Our aims were to specifically focus our study of marmosets on an immunogenetics region called the Major Histocompatibility Complex (MHC) class I. The MHC (in humans called HLA-human leukocyte antigen) essentially determines immune responsiveness and is associated with many diseases due to its enormous genetic variability (multiple alleles) and genomic diversity (differential gene content). Notably, such polymorphisms are associated with susceptibility and resistance to numerous infectious diseases within and across natural populations. The marmoset MHC class I region is made up of three large segments of which we proposed to work with a section called Caja-G/F which is 854,000 bases and contains several “classical” (ie polymorphic) MHC class I genes. In this project, we are applying a set of molecular biology and computational approaches to study the overall MHC class I gene family and other immune genes as well as the virome (full viral host complement) of marmosets.
The proposed work was organized into four scientitific objectives:
Aim 1 – Investigate the genetic diversity of the Caja-G/F segment and Caja-G genes in wild Callithrix.
Aim 2 – Determine how evolutionary forces shape the genetic diversity of the Caja-G/F segment and Caja-G
genes in wild Callithrix hybrids and non-hybrids.
Aim 3 – Reconstruct the evolutionary history of Callithrix species using the Caja-G/F segment.
Aim 4 – Determine the association of Caja-G/F segment haplotypes and Caja-G genotypes with susceptibility to pathogenic disease.
We still maintain these aims, but are also expanding them to several other immunogenetics regions and genes for marmosets.

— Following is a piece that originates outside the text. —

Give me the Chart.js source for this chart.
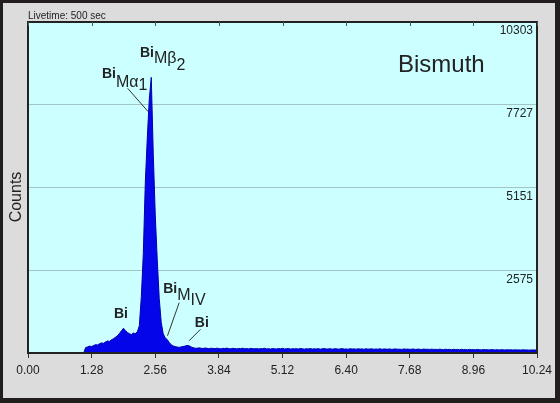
<!DOCTYPE html>
<html><head><meta charset="utf-8">
<script src="https://cdn.jsdelivr.net/npm/chart.js@4"></script>
<style>html,body{margin:0;padding:0;background:#dcdcdc;} canvas{display:block;}</style>
</head><body>
<canvas id="c" width="560" height="403"></canvas>
<script>
// ---- data ----
const channelStartKeV = 1.12;
const channelWidthKeV = 0.04;
const counts = [
  0,170,190,215,200,235,260,250,290,315,
  300,345,375,360,410,445,490,540,610,690,
  770,700,640,600,575,620,605,660,850,1750,
  3100,5300,6700,7900,8580,6200,4300,2900,1700,950,
  600,470,420,330,260,220,200,185,175,190,
  200,215,235,225,190,165,150,
  145,160,150,138,155,148,132,150,142,136,
  150,140,128,146,138,152,135,130,145,140,
  128,142,135,150,132,138,126,144,136,130,
  140,125,138,132,146,128,135,122,140,130,
  126,138,130,145,125,133,140,122,135,128,
  136,124,142,130,120,134,127,138,122,131,
  125,136,119,130,140,123,128,134,118,129,
  132,120,127,138,121,126,117,133,124,128,
  118,130,122,127,115,132,120,125,128,116,
  124,119,130,114,126,121,117,128,112,122,
  125,116,120,111,127,118,122,113,119,124,
  110,121,116,108,123,114,118,109,120,112,
  115,106,119,111,104,117,109,113,102,115,
  108,112,100,114,105,110,98,112,104,107,
  99,110,103,96,108,101,105,95,107,100,
  97,104,94,102,98,92,103,96,100,91,
  99,94,97,90,101,93,96,89,95,92,
  94,90
];
const xTickValues = [0.00,1.28,2.56,3.84,5.12,6.40,7.68,8.96,10.24];
const yTickValues = [2575,5151,7727,10303];
const xMin = 0, xMax = 10.24, yMin = 0, yMax = 10303;
const elementName = 'Bismuth';
const liveTimeText = 'Livetime: 500 sec';
const yTitle = 'Counts';

// peak annotations (anchored in data coordinates: keV, counts)
const peakLabels = [
  {at:[2.251,9214], parts:[['Bi','b',0],['Mβ','r',6],['2','r',13]]},
  {at:[1.487,8560], parts:[['Bi','b',0],['Mα','r',9],['1','r',12]], line:[[2.004,8239],[2.418,7511]]},
  {at:[2.719,1877], parts:[['Bi','b',0],['M','r',7],['IV','r',12]], line:[[3.041,1566],[2.807,538]]},
  {at:[1.728,1089], parts:[['Bi','b',0]]},
  {at:[3.356,819],  parts:[['Bi','b',0]], line:[[3.471,738],[3.242,383]]}
];

const points = counts.map((c,i)=>({x:+(channelStartKeV + i*channelWidthKeV).toFixed(2), y:c}));

const FONT = "'Liberation Sans', Arial, Helvetica, sans-serif";
Chart.defaults.font.family = FONT;

const decor = {
  id:'decor',
  beforeDraw(chart){
    const ctx = chart.ctx, W = chart.width, H = chart.height, a = chart.chartArea;
    ctx.save();
    ctx.fillStyle = '#221e1e';
    ctx.fillRect(0,0,W,H);
    ctx.fillStyle = '#dcdcdc';
    ctx.fillRect(3,3,W-3-5,H-3-5);
    ctx.fillStyle = '#ccffff';
    ctx.fillRect(a.left,a.top,a.right-a.left,a.bottom-a.top);
    ctx.restore();
  },
  afterDraw(chart){
    const ctx = chart.ctx, a = chart.chartArea;
    const xs = chart.scales.x, ys = chart.scales.y;
    ctx.save();
    // frame
    ctx.strokeStyle = '#222';
    ctx.lineWidth = 2;
    ctx.strokeRect(a.left, a.top, a.right-a.left, a.bottom-a.top);
    // inner ticks at top
    ctx.lineWidth = 1;
    ctx.strokeStyle = '#555';
    xTickValues.forEach(v=>{
      const px = Math.round(xs.getPixelForValue(v))+0.5;
      ctx.beginPath(); ctx.moveTo(px,a.top); ctx.lineTo(px,a.top+4); ctx.stroke();
    });
    // texts
    ctx.fillStyle = '#222';
    ctx.textBaseline = 'alphabetic';
    ctx.textAlign = 'left';
    ctx.font = '10px ' + FONT;
    ctx.fillText(liveTimeText, 28, 18.5);
    ctx.font = '24px ' + FONT;
    ctx.fillText(elementName, 398, 72);
    ctx.save();
    ctx.translate(21, 197);
    ctx.rotate(-Math.PI/2);
    ctx.textAlign = 'center';
    ctx.font = '16px ' + FONT;
    ctx.fillText(yTitle, 0, 0);
    ctx.restore();
    // peak labels
    peakLabels.forEach(p=>{
      let x = xs.getPixelForValue(p.at[0]);
      const y = ys.getPixelForValue(p.at[1]);
      p.parts.forEach(([t,st,dy])=>{
        ctx.font = (st==='b' ? 'bold 14px ' : '16px ') + FONT;
        ctx.fillText(t, x, y+dy);
        x += ctx.measureText(t).width;
      });
      if (p.line){
        ctx.strokeStyle = '#333';
        ctx.lineWidth = 1;
        ctx.beginPath();
        ctx.moveTo(xs.getPixelForValue(p.line[0][0]), ys.getPixelForValue(p.line[0][1]));
        ctx.lineTo(xs.getPixelForValue(p.line[1][0]), ys.getPixelForValue(p.line[1][1]));
        ctx.stroke();
      }
    });
    ctx.restore();
  }
};

new Chart(document.getElementById('c'), {
  type:'line',
  data:{datasets:[{
    data:points, fill:'origin', backgroundColor:'#0505ea', borderColor:'#0000b0',
    borderWidth:1, pointRadius:0, tension:0
  }]},
  options:{
    responsive:false, animation:false, devicePixelRatio:1,
    layout:{padding:{left:28, top:22, right:23, bottom:0}},
    plugins:{legend:{display:false}, tooltip:{enabled:false}},
    scales:{
      x:{
        type:'linear', min:xMin, max:xMax,
        afterBuildTicks:s=>{ s.ticks = xTickValues.map(v=>({value:v})); },
        afterFit:s=>{ s.height = 50; },
        ticks:{callback:v=>Number(v).toFixed(2), font:{size:12}, color:'#222', padding:5, maxRotation:0, autoSkip:false},
        grid:{drawOnChartArea:false, drawTicks:true, tickLength:5, color:'#333'},
        border:{display:false}
      },
      y:{
        position:'right', min:yMin, max:yMax,
        afterBuildTicks:s=>{ s.ticks = yTickValues.map(v=>({value:v})); },
        afterFit:s=>{ s.width = 0; },
        ticks:{mirror:true, padding:-4, labelOffset:9, font:{size:12}, color:'#222', callback:v=>String(v)},
        grid:{color:'#a2c4c4', drawTicks:false, lineWidth:1},
        border:{display:false}
      }
    }
  },
  plugins:[decor]
});
</script>
</body></html>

This work is continuing after the end of the formal MSCA granting period, and final results conclusions for this project will be updated later on. The results of this project will be significant for epidemiology and public health. Mathematical models used to predict disease transmission in both Brazil and Europe would benefit by integration of our results on potential wildlife hosts of viruses transmitted by mosquitos and other insects. As current efforts to control transmission of such viruses mainly center on vector control, data on potential wildlife reservoirs may be useful to update control guidelines of human population exposure to reservoirs. Such guideline updates may carry important implications for transport of viruses via travel between Brazil and Europe and subsequent viral transmission in Europe.